This is an easy, make ahead soup for cold days. We usually keep it on low all day in the crock pot and serve with corn chips or corn bread. Also, to reduce the cheese a little, instead of putting it all in the soup, set some aside to use as garnish.
You will need at least 2 cups of broth, but we usually use more. Use your favorite method to poach the chicken breast, or use this recipe.

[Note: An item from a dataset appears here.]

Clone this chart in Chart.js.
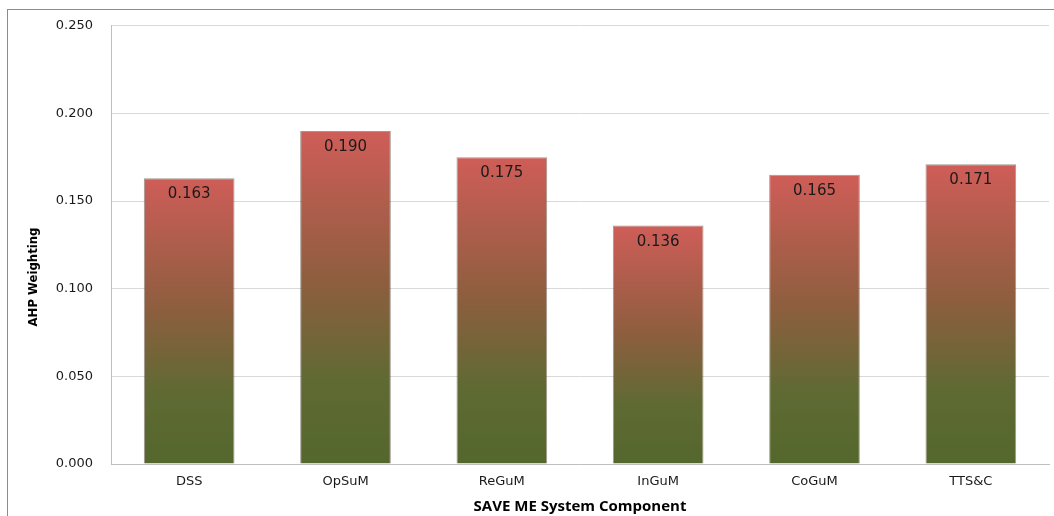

Leftover broth can be saved for another recipe.
Ingredients
- 4 chicken breast poached
- 16 oz shredded monterey jack cheese or pepper jack
- 12 oz favorite salsa
- 12 oz medium enchilada sauce
- 2 cans Great Northern Beans with juice
- 4 oz mild green chili to taste
- 1 diced onion
- 1 1/2 tsp cumin
Servings: servings
Instructions
- Poach chicken breast your favorite way.
- Save two cups of broth.
- Put broth and diced chicken into a crock pot.
- Add remaining ingredients.
- Cook on low for 8 or more hours.
- Can be served with sour cream, onions, or fried tortilla strips.
Optional way to do beans
- Instead of using canned beans, feel free to use 32 oz dried beans.
- Soak beans overnight. Drain water and simmer until soft before adding to soup.
- Start with 4 cups and add more as desired.
Recipe Notes
If preferred, make your own enchilada sauce.